No per se exception to the warrant requirement for a blood draw—what is required before a blood draw is allowed? Under the U.S. Constitution, people have the right to be free from unreasonable searches and seizures by the government. This essential right means that under normal circumstances, the police may not conduct a search without first obtaining a warrant. However, throughout the years, the U.S. Supreme Court has created numerous exceptions to this warrant requirement. One well-known exception that is often used to justify searches is known as the “exigent circumstances” exception, which creates a per se exception. Exigent circumstances are considered “emergency situations or conditions which the law recognizes as excusing compliance with some procedural requirement, or recognition of another’s property or other interests.” (See Black’s Law Diction on Exigent Circumstances).

In DUI cases, many government officials have attempted to argue that a blood test should be considered an “exigent circumstance” that does not require a warrant since alcohol levels in the blood begin to dissipate within hours.

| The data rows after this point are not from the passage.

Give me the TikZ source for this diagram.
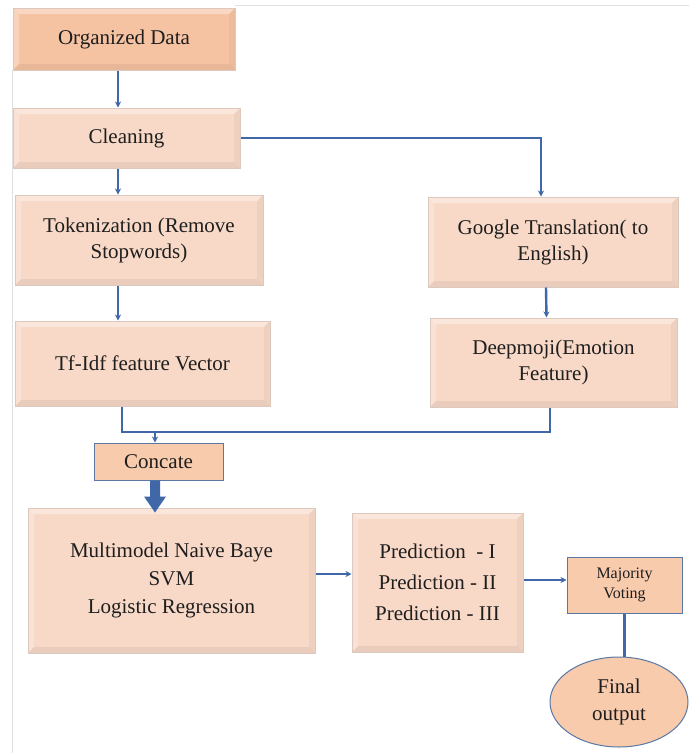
\documentclass[tikz,border=0pt]{standalone}
\usepackage{fontspec}
\setmainfont{Liberation Serif}
\usetikzlibrary{arrows.meta,shapes.geometric,calc}
\definecolor{peach}{HTML}{F8D9C7}
\definecolor{peachdark}{HTML}{F6C3A2}
\definecolor{salmon}{HTML}{F8CBAD}
\definecolor{bevel}{HTML}{DCC8BC}
\definecolor{conn}{HTML}{4068A8}
\definecolor{bord}{HTML}{5A78A4}
\definecolor{txt}{HTML}{1E1E1E}
\begin{document}
\begin{tikzpicture}[x=1pt,y=-1pt,
  bevelbox/.style={rectangle,fill=peach,draw=bevel,line width=1pt,align=center,text=txt,
     inner sep=0pt,font=\fontsize{21}{26}\selectfont,
     path picture={
       \coordinate (bnw) at (path picture bounding box.north west);
       \coordinate (bse) at (path picture bounding box.south east);
       \coordinate (bne) at (path picture bounding box.north east);
       \coordinate (bsw) at (path picture bounding box.south west);
       \fill[white,opacity=0.35] (bnw) -- (bne) -- ($(bne)+(-6,6)$) -- ($(bnw)+(6,6)$) -- cycle;
       \fill[white,opacity=0.25] (bnw) -- (bsw) -- ($(bsw)+(6,-6)$) -- ($(bnw)+(6,6)$) -- cycle;
       \fill[black,opacity=0.06] (bse) -- (bsw) -- ($(bsw)+(6,-6)$) -- ($(bse)+(-6,-6)$) -- cycle;
       \fill[black,opacity=0.04] (bse) -- (bne) -- ($(bne)+(-6,6)$) -- ($(bse)+(-6,-6)$) -- cycle;
     }},
  flatbox/.style={rectangle,fill=salmon,draw=bord,line width=1pt,align=center,text=txt,inner sep=0pt},
  arr/.style={draw=conn,line width=2.4pt,-{Stealth[length=6pt,width=6pt]}},
  ln/.style={draw=conn,line width=2.4pt},
  frame/.style={draw=black!12,line width=0.8pt}]
\useasboundingbox (0,0) rectangle (689,753);
\fill[white] (0,0) rectangle (689,753);
\draw[frame] (12,70) -- (12,753);
\draw[frame] (235,5) -- (689,5);

\node[bevelbox,fill=peachdark,minimum width=222pt,minimum height=62pt] (od) at (124,39) {Organized Data};
\node[bevelbox,minimum width=227pt,minimum height=60pt] (cl) at (126.5,138) {Cleaning};
\node[bevelbox,minimum width=248pt,minimum height=90pt] (tk) at (139,240) {Tokenization (Remove\\Stopwords)};
\node[bevelbox,minimum width=255pt,minimum height=85pt] (tf) at (142.5,363.5) {Tf-Idf feature Vector};
\node[bevelbox,minimum width=250pt,minimum height=90pt] (gt) at (553,242) {Google Translation( to\\English)};
\node[bevelbox,minimum width=247pt,minimum height=89pt] (dm) at (553.5,362.5) {Deepmoji(Emotion\\Feature)};
\node[flatbox,minimum width=129pt,minimum height=37pt,font=\fontsize{21}{26}\selectfont] (cc) at (158.5,461.5) {Concate};
\node[bevelbox,minimum width=287pt,minimum height=145pt,font=\fontsize{21}{28}\selectfont] (mm) at (171.5,580.5) {Multimodel Naive Baye\\SVM\\Logistic Regression};
\node[bevelbox,minimum width=171pt,minimum height=139pt,font=\fontsize{21}{31}\selectfont] (pr) at (437.5,582.5) {Prediction\ \ - I\\Prediction - II\\Prediction - III};
\node[flatbox,minimum width=115pt,minimum height=56pt,font=\fontsize{16}{20}\selectfont] (mv) at (624.5,585) {Majority\\Voting};
\node[ellipse,fill=salmon,draw=bord,line width=1pt,minimum width=138pt,minimum height=90pt,inner sep=0pt,align=center,text=txt,font=\fontsize{21}{27}\selectfont] (fo) at (619,702) {Final\\output};

\coordinate (xcol) at (118,0);
\coordinate (jn) at (155,432);

\draw[arr] (od.south -| xcol) -- (cl.north -| xcol);
\draw[arr] (cl.south -| xcol) -- (tk.north -| xcol);
\draw[arr] (tk.south -| xcol) -- (tf.north -| xcol);
\draw[arr] (cl.east) -| ([xshift=-12pt]gt.north);
\draw[arr] ([xshift=-7pt]gt.south) -- ([xshift=-7pt]dm.north);
\draw[ln] ([xshift=-20.5pt]tf.south) |- (jn) -| ([xshift=-3.5pt]dm.south);
\draw[arr] (jn) -- (cc.north -| jn);
\fill[conn] ($(cc.south)+(-8.5,0)$) -- ($(cc.south)+(1.5,0)$) -- ($(cc.south)+(1.5,16)$)
  -- ($(cc.south)+(7.5,16)$) -- ($(cc.south)+(-3.5,32)$) -- ($(cc.south)+(-14.5,16)$)
  -- ($(cc.south)+(-8.5,16)$) -- cycle;
\draw[arr] ([yshift=6.5pt]mm.east) -- ([yshift=6.5pt]mm.east -| pr.west);
\draw[arr] ([yshift=2.5pt]pr.east) -- ([yshift=2.5pt]pr.east -| mv.west);
\draw[ln] (mv.south) -- (mv.south |- fo.north);
\end{tikzpicture}
\end{document}
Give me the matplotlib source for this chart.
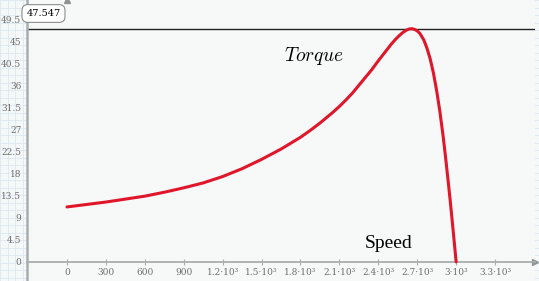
import numpy as np
import matplotlib.pyplot as plt

plt.rcParams['mathtext.fontset'] = 'cm'

# motor speed (rpm) and torque
speed = [0, 150, 300, 450, 600, 750, 900, 1050, 1200, 1350, 1500, 1650, 1725,
         1800, 1875, 1950, 2050, 2100, 2150, 2200, 2250, 2300, 2350, 2400,
         2450, 2500, 2530, 2560, 2590, 2620, 2640, 2660, 2680, 2700, 2720,
         2750, 2775, 2800, 2825, 2850, 2875, 2900, 2920, 2940, 2955, 2970,
         2985, 3000]
torque = [11.2, 11.7, 12.2, 12.8, 13.4, 14.2, 15.1, 16.1, 17.4, 19.0, 20.9,
          23.0, 24.2, 25.4, 26.8, 28.3, 30.5, 31.7, 33.0, 34.4, 36.0, 37.6,
          39.2, 41.0, 42.7, 44.4, 45.3, 46.1, 46.8, 47.3, 47.5, 47.55, 47.4,
          47.1, 46.6, 45.3, 43.6, 41.4, 38.5, 34.9, 30.6, 25.6, 21.0, 16.1,
          12.3, 8.3, 4.2, 0.0]
t_max = 47.547

x_ticks = [0, 300, 600, 900, 1200, 1500, 1800, 2100, 2400, 2700, 3000, 3300]
x_labels = ['0', '300', '600', '900', '1.2·10³', '1.5·10³', '1.8·10³',
            '2.1·10³', '2.4·10³', '2.7·10³', '3·10³', '3.3·10³']
y_ticks = [0, 4.5, 9, 13.5, 18, 22.5, 27, 31.5, 36, 40.5, 45, 49.5]
y_labels = ['0', '4.5', '9', '13.5', '18', '22.5', '27', '31.5', '36', '40.5', '45', '49.5']

W, H = 539, 281
fig = plt.figure(figsize=(W / 100, H / 100), dpi=100)
fig.patch.set_facecolor('#f5f8f9')

# faint graph-paper background behind the plot region
bg = fig.add_axes([0, 0, 1, 1])
bg.set_xlim(0, W)
bg.set_ylim(H, 0)
bg.axis('off')
for gx in np.arange(0, W, 7.5):
    bg.axvline(gx, color='#dde8ef', lw=0.6)
for gy in np.arange(0, H, 7.5):
    bg.axhline(gy, color='#dde8ef', lw=0.6)

ax = fig.add_axes([27 / W, 0, (535 - 27) / W, 1])
ax.set_facecolor('#f7f9f8')
ax.set_xlim(-308, 3608)
ax.set_ylim(-3.9, 53.4)

ax.plot(speed, torque, color='#e0162b', lw=2.2, solid_capstyle='round',
        solid_joinstyle='round', zorder=3)
ax.axhline(t_max, color='#222222', lw=1.0, zorder=2)

for s in ['top', 'right']:
    ax.spines[s].set_visible(False)
ax.spines['left'].set_color('#a9adae')
ax.spines['left'].set_linewidth(1.8)
ax.spines['bottom'].set_position(('data', 0))
ax.spines['bottom'].set_color('#a9adae')
ax.spines['bottom'].set_linewidth(1.3)

ax.set_xticks(x_ticks)
ax.set_xticklabels(x_labels)
ax.set_yticks(y_ticks)
ax.set_yticklabels(y_labels)
ax.tick_params(axis='x', direction='inout', length=5, width=0.8, color='#a9adae',
               labelsize=6.5, labelcolor='#6e6e6e', pad=2)
ax.tick_params(axis='y', length=0, labelsize=6.5, labelcolor='#6e6e6e', pad=4)
for lab in ax.get_xticklabels() + ax.get_yticklabels():
    lab.set_family('DejaVu Serif')

# axis arrows
ax.plot(1, 0, '>', color='#8f9394', ms=5, transform=ax.get_yaxis_transform(), clip_on=False)
ax.plot(0, 1, '^', color='#8f9394', ms=5, transform=ax.get_xaxis_transform(), clip_on=False)

ax.text(1900, 42.0, r'$Torque$', fontsize=14, ha='center', va='center')
ax.text(2480, 3.8, 'Speed', fontsize=14, family='Liberation Serif',
        ha='center', va='center')

# readout box for the max torque marker
fig.text(43.5 / W, 1 - 13.5 / H, '47.547', fontsize=7, family='DejaVu Serif',
         ha='center', va='center', zorder=10,
         bbox=dict(boxstyle='round,pad=0.45,rounding_size=0.6',
                   fc='white', ec='#8c8c8c', lw=0.8))

fig.savefig('out.png', dpi=100, facecolor=fig.get_facecolor())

The argument goes that if an officer is forced to get a warrant every time they want to do a blood test for a DUI case, by the time the officer is able to obtain the warrant, the alcohol levels in the blood will have dissipated at such a rapid rate that the blood test will not be an accurate representation of what the person’s BAC was at the time they were stopped by the police. Throughout the country, there was a split between many states as to whether or not this constituted a valid exception to the warrant requirement.

In the case of Missouri v. McNeely, the U.S. Supreme Court resolved this split by holding that the possible dissipation of alcohol levels in a defendant’s blood did not rise to the level of exigent circumstances sufficient to create a new per se exception to the warrant requirement. The Court held that while in some instances an exigent circumstance may exist sufficient to justify a warrantless blood draw, each case had to be decided on a case by case basis and therefore a per se rule allowing for a warrantless blood draw in all DUI cases was unreasonable.